— START OF Data extract —

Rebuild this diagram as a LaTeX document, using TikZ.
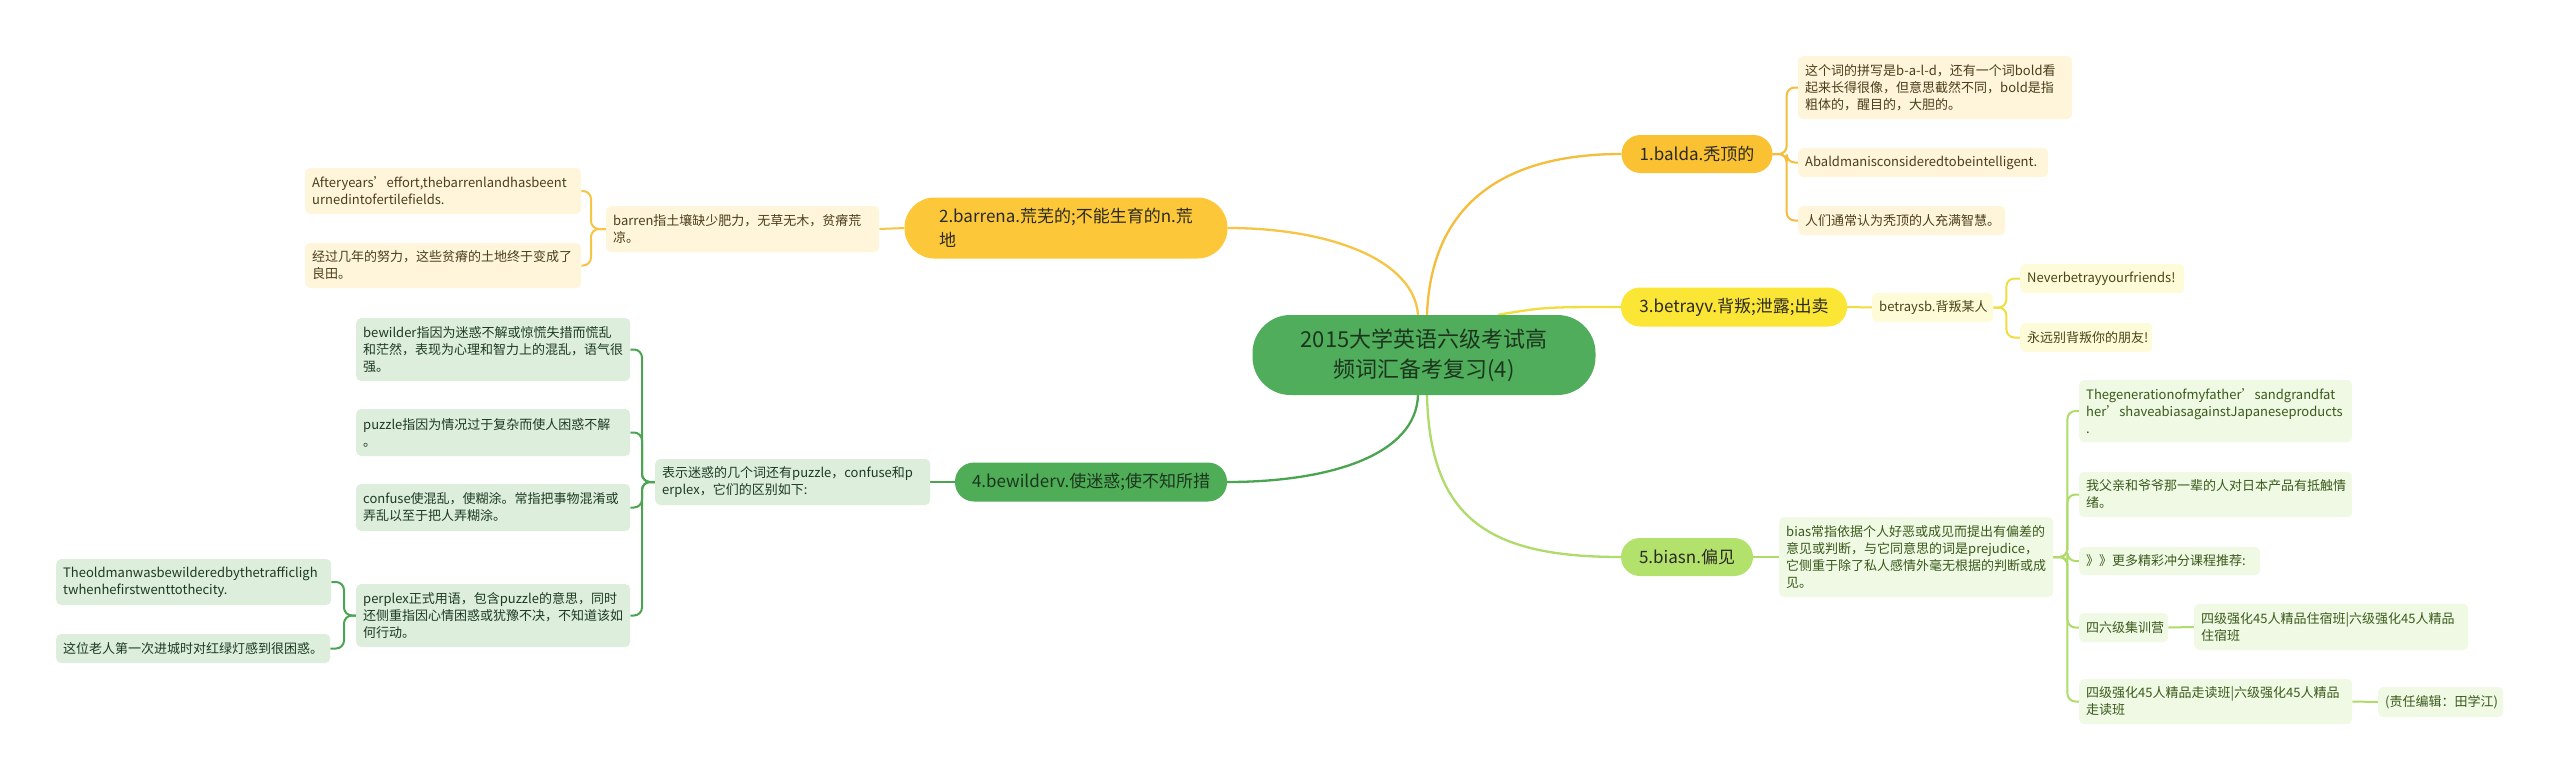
\documentclass[tikz,border=0pt]{standalone}
\usepackage{fontspec}
\setmainfont{Noto Sans CJK SC}
\usetikzlibrary{backgrounds}
\definecolor{rootfill}{HTML}{4FAD5B}
\definecolor{roottext}{HTML}{1C361E}
\definecolor{bonefill}{HTML}{FAC132}
\definecolor{boneline}{HTML}{F4BD3B}
\definecolor{btwofill}{HTML}{FCC83A}
\definecolor{btwoline}{HTML}{F6C545}
\definecolor{bthreefill}{HTML}{FBE635}
\definecolor{bthreeline}{HTML}{F2DD3E}
\definecolor{bfourfill}{HTML}{4FAD57}
\definecolor{bfourline}{HTML}{4BA450}
\definecolor{bfivefill}{HTML}{B3E26C}
\definecolor{bfiveline}{HTML}{AEDB6A}
\definecolor{leafy}{HTML}{FEF5DA}
\definecolor{leafyy}{HTML}{FEFBD9}
\definecolor{leafg}{HTML}{DDEEDD}
\definecolor{leafl}{HTML}{EFF9E3}
\definecolor{tyel}{HTML}{4B3E1A}
\definecolor{tyy}{HTML}{4A4416}
\definecolor{tgrn}{HTML}{1D3B1F}
\definecolor{tlim}{HTML}{3A5A1C}
\definecolor{tdark}{HTML}{2B2A22}
\tikzset{
  x=1pt, y=-1pt,
  leafbox/.style={rounded corners=5pt, inner xsep=7pt, inner ysep=0pt, align=left,
    anchor=west, font=\fontsize{13}{17}\selectfont},
  branchbox/.style={inner sep=0pt, font=\fontsize{17}{24}\selectfont, text=tdark},
  rootbox/.style={fill=rootfill, rounded corners=38pt, inner sep=0pt, align=center,
    minimum width=343pt, minimum height=80pt, text=roottext, font=\fontsize{22}{30}\selectfont},
  curveline/.style={line width=2.3pt},
  brackline/.style={line width=2pt, rounded corners=8pt},
}
\begin{document}
\begin{tikzpicture}
\useasboundingbox (0,0) rectangle (2560,782);

% root
\node[rootbox] (root) at (1424,355) {2015大学英语六级考试高\\频词汇备考复习(4)};

% branches
\node[branchbox, fill=bonefill, rounded corners=19pt, minimum width=151pt, minimum height=38pt] (b1) at (1697,154) {1.balda.秃顶的};
\node[branchbox, fill=btwofill, rounded corners=30pt, minimum width=323pt, minimum height=61pt, align=left] (b2) at (1066,228) {2.barrena.荒芜的;不能生育的n.荒\\地};
\node[branchbox, fill=bthreefill, rounded corners=19pt, minimum width=226pt, minimum height=39pt] (b3) at (1734,307) {3.betrayv.背叛;泄露;出卖};
\node[branchbox, fill=bfourfill, rounded corners=19pt, minimum width=272pt, minimum height=39pt, text=roottext] (b4) at (1091,482) {4.bewilderv.使迷惑;使不知所措};
\node[branchbox, fill=bfivefill, rounded corners=19pt, minimum width=132pt, minimum height=38pt] (b5) at (1687,557) {5.biasn.偏见};

% branch 1 leaves
\node[leafbox, fill=leafy, text=tyel, text width=260pt, minimum height=63pt] (l1a) at (1798,87.5) {这个词的拼写是b-a-l-d，还有一个词bold看\\起来长得很像，但意思截然不同，bold是指\\粗体的，醒目的，大胆的。};
\node[leafbox, fill=leafy, text=tyel, text width=236pt, minimum height=29pt] (l1b) at (1798,162.5) {Abaldmanisconsideredtobeintelligent.};
\node[leafbox, fill=leafy, text=tyel, text width=193pt, minimum height=29pt] (l1c) at (1798,220.5) {人们通常认为秃顶的人充满智慧。};

% branch 2 leaves
\node[leafbox, fill=leafy, text=tyel, text width=259pt, minimum height=46pt] (l2) at (606,229) {barren指土壤缺少肥力，无草无木，贫瘠荒\\凉。};
\node[leafbox, fill=leafy, text=tyel, text width=262pt, minimum height=46pt] (l2a) at (305,191) {Afteryears’effort,thebarrenlandhasbeent\\urnedintofertilefields.};
\node[leafbox, fill=leafy, text=tyel, text width=262pt, minimum height=45pt] (l2b) at (305,265.5) {经过几年的努力，这些贫瘠的土地终于变成了\\良田。};

% branch 3 leaves
\node[leafbox, fill=leafyy, text=tyy, text width=107pt, minimum height=29pt] (l3a) at (1872,307.5) {betraysb.背叛某人};
\node[leafbox, fill=leafyy, text=tyy, text width=150pt, minimum height=29pt] (l3b) at (2020,278.5) {Neverbetrayyourfriends!};
\node[leafbox, fill=leafyy, text=tyy, text width=118pt, minimum height=29pt] (l3c) at (2020,337.5) {永远别背叛你的朋友!};

% branch 4 leaves
\node[leafbox, fill=leafg, text=tgrn, text width=261pt, minimum height=46pt] (l4) at (655,482) {表示迷惑的几个词还有puzzle，confuse和p\\erplex，它们的区别如下:};
\node[leafbox, fill=leafg, text=tgrn, text width=260pt, minimum height=63pt] (l4a) at (356,349.5) {bewilder指因为迷惑不解或惊慌失措而慌乱\\和茫然，表现为心理和智力上的混乱，语气很\\强。};
\node[leafbox, fill=leafg, text=tgrn, text width=260pt, minimum height=47pt] (l4b) at (356,432.5) {puzzle指因为情况过于复杂而使人困惑不解\\。};
\node[leafbox, fill=leafg, text=tgrn, text width=260pt, minimum height=47pt] (l4c) at (356,507.5) {confuse使混乱，使糊涂。常指把事物混淆或\\弄乱以至于把人弄糊涂。};
\node[leafbox, fill=leafg, text=tgrn, text width=260pt, minimum height=63pt] (l4d) at (356,615.5) {perplex正式用语，包含puzzle的意思，同时\\还侧重指因心情困惑或犹豫不决，不知道该如\\何行动。};
\node[leafbox, fill=leafg, text=tgrn, text width=261pt, minimum height=46pt] (l4da) at (56,582) {Theoldmanwasbewilderedbythetrafficligh\\twhenhefirstwenttothecity.};
\node[leafbox, fill=leafg, text=tgrn, text width=260pt, minimum height=29pt] (l4db) at (56,648.5) {这位老人第一次进城时对红绿灯感到很困惑。};

% branch 5 leaves
\node[leafbox, fill=leafl, text=tlim, text width=260pt, minimum height=80pt] (l5) at (1779,557) {bias常指依据个人好恶或成见而提出有偏差的\\意见或判断，与它同意思的词是prejudice，\\它侧重于除了私人感情外毫无根据的判断或成\\见。};
\node[leafbox, fill=leafl, text=tlim, text width=259pt, minimum height=62pt] (l5a) at (2079,411) {Thegenerationofmyfather’sandgrandfat\\her’shaveabiasagainstJapaneseproducts\\.};
\node[leafbox, fill=leafl, text=tlim, text width=259pt, minimum height=45pt] (l5b) at (2079,494.5) {我父亲和爷爷那一辈的人对日本产品有抵触情\\绪。};
\node[leafbox, fill=leafl, text=tlim, text width=167pt, minimum height=28pt] (l5c) at (2079,561) {》》更多精彩冲分课程推荐:};
\node[leafbox, fill=leafl, text=tlim, text width=75pt, minimum height=29pt] (l5d) at (2079,627.5) {四六级集训营};
\node[leafbox, fill=leafl, text=tlim, text width=260pt, minimum height=46pt] (l5da) at (2194,627) {四级强化45人精品住宿班|六级强化45人精品\\住宿班};
\node[leafbox, fill=leafl, text=tlim, text width=259pt, minimum height=45pt] (l5e) at (2079,701.5) {四级强化45人精品走读班|六级强化45人精品\\走读班};
\node[leafbox, fill=leafl, text=tlim, text width=111pt, minimum height=30pt] (l5ea) at (2378,702) {(责任编辑：田学江)};

\begin{scope}[on background layer]
\fill[white] (0,0) rectangle (2560,782);
% root to branches
\draw[curveline, boneline] ([xshift=3pt]root.north) .. controls (1430,230) and (1475,154) .. (b1.west);
\draw[curveline, btwoline] ([xshift=-6pt]root.north) .. controls (1414,260) and (1330,228) .. (b2.east);
\draw[curveline, bthreeline] ([xshift=74pt]root.north) .. controls (1545,307) .. (b3.west);
\draw[curveline, bfourline] ([xshift=-6pt]root.south) .. controls (1416,455) and (1330,482) .. (b4.east);
\draw[curveline, bfiveline] ([xshift=3pt]root.south) .. controls (1430,520) and (1490,557) .. (b5.west);

% branch 1
\draw[brackline, boneline] (b1.east) -- ++(14,0) |- (l1a.west);
\draw[brackline, boneline] (b1.east) -- ++(14,0) |- (l1b.west);
\draw[brackline, boneline] (b1.east) -- ++(14,0) |- (l1c.west);
% branch 2
\draw[brackline, btwoline] (b2.west) -- (l2.east);
\draw[brackline, btwoline] (l2.west) -- ++(-15,0) |- (l2a.east);
\draw[brackline, btwoline] (l2.west) -- ++(-15,0) |- (l2b.east);
% branch 3
\draw[brackline, bthreeline] (b3.east) -- (l3a.west);
\draw[brackline, bthreeline] (l3a.east) -- ++(13,0) |- (l3b.west);
\draw[brackline, bthreeline] (l3a.east) -- ++(13,0) |- (l3c.west);
% branch 4
\draw[brackline, bfourline] (b4.west) -- (l4.east);
\draw[brackline, bfourline] (l4.west) -- ++(-13,0) |- (l4a.east);
\draw[brackline, bfourline] (l4.west) -- ++(-13,0) |- (l4b.east);
\draw[brackline, bfourline] (l4.west) -- ++(-13,0) |- (l4c.east);
\draw[brackline, bfourline] (l4.west) -- ++(-13,0) |- (l4d.east);
\draw[brackline, bfourline] (l4d.west) -- ++(-12,0) |- (l4da.east);
\draw[brackline, bfourline] (l4d.west) -- ++(-12,0) |- (l4db.east);
% branch 5
\draw[brackline, bfiveline] (b5.east) -- (l5.west);
\draw[brackline, bfiveline] (l5.east) -- ++(14,0) |- (l5a.west);
\draw[brackline, bfiveline] (l5.east) -- ++(14,0) |- (l5b.west);
\draw[brackline, bfiveline] (l5.east) -- ++(14,0) |- (l5c.west);
\draw[brackline, bfiveline] (l5.east) -- ++(14,0) |- (l5d.west);
\draw[brackline, bfiveline] (l5.east) -- ++(14,0) |- (l5e.west);
\draw[brackline, bfiveline] (l5d.east) -- (l5da.west);
\draw[brackline, bfiveline] (l5e.east) -- (l5ea.west);
\end{scope}
\end{tikzpicture}
\end{document}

— END OF Data extract —

Exactly as they appear, print the lines of the listing above from its first line through the line that contains "(root) at (1424,355)", minus the pictures.

The response:
Rebuild this diagram as a LaTeX document, using TikZ.
\documentclass[tikz,border=0pt]{standalone}
\usepackage{fontspec}
\setmainfont{Noto Sans CJK SC}
\usetikzlibrary{backgrounds}
\definecolor{rootfill}{HTML}{4FAD5B}
\definecolor{roottext}{HTML}{1C361E}
\definecolor{bonefill}{HTML}{FAC132}
\definecolor{boneline}{HTML}{F4BD3B}
\definecolor{btwofill}{HTML}{FCC83A}
\definecolor{btwoline}{HTML}{F6C545}
\definecolor{bthreefill}{HTML}{FBE635}
\definecolor{bthreeline}{HTML}{F2DD3E}
\definecolor{bfourfill}{HTML}{4FAD57}
\definecolor{bfourline}{HTML}{4BA450}
\definecolor{bfivefill}{HTML}{B3E26C}
\definecolor{bfiveline}{HTML}{AEDB6A}
\definecolor{leafy}{HTML}{FEF5DA}
\definecolor{leafyy}{HTML}{FEFBD9}
\definecolor{leafg}{HTML}{DDEEDD}
\definecolor{leafl}{HTML}{EFF9E3}
\definecolor{tyel}{HTML}{4B3E1A}
\definecolor{tyy}{HTML}{4A4416}
\definecolor{tgrn}{HTML}{1D3B1F}
\definecolor{tlim}{HTML}{3A5A1C}
\definecolor{tdark}{HTML}{2B2A22}
\tikzset{
  x=1pt, y=-1pt,
  leafbox/.style={rounded corners=5pt, inner xsep=7pt, inner ysep=0pt, align=left,
    anchor=west, font=\fontsize{13}{17}\selectfont},
  branchbox/.style={inner sep=0pt, font=\fontsize{17}{24}\selectfont, text=tdark},
  rootbox/.style={fill=rootfill, rounded corners=38pt, inner sep=0pt, align=center,
    minimum width=343pt, minimum height=80pt, text=roottext, font=\fontsize{22}{30}\selectfont},
  curveline/.style={line width=2.3pt},
  brackline/.style={line width=2pt, rounded corners=8pt},
}
\begin{document}
\begin{tikzpicture}
\useasboundingbox (0,0) rectangle (2560,782);

% root
\node[rootbox] (root) at (1424,355) {2015大学英语六级考试高\\频词汇备考复习(4)};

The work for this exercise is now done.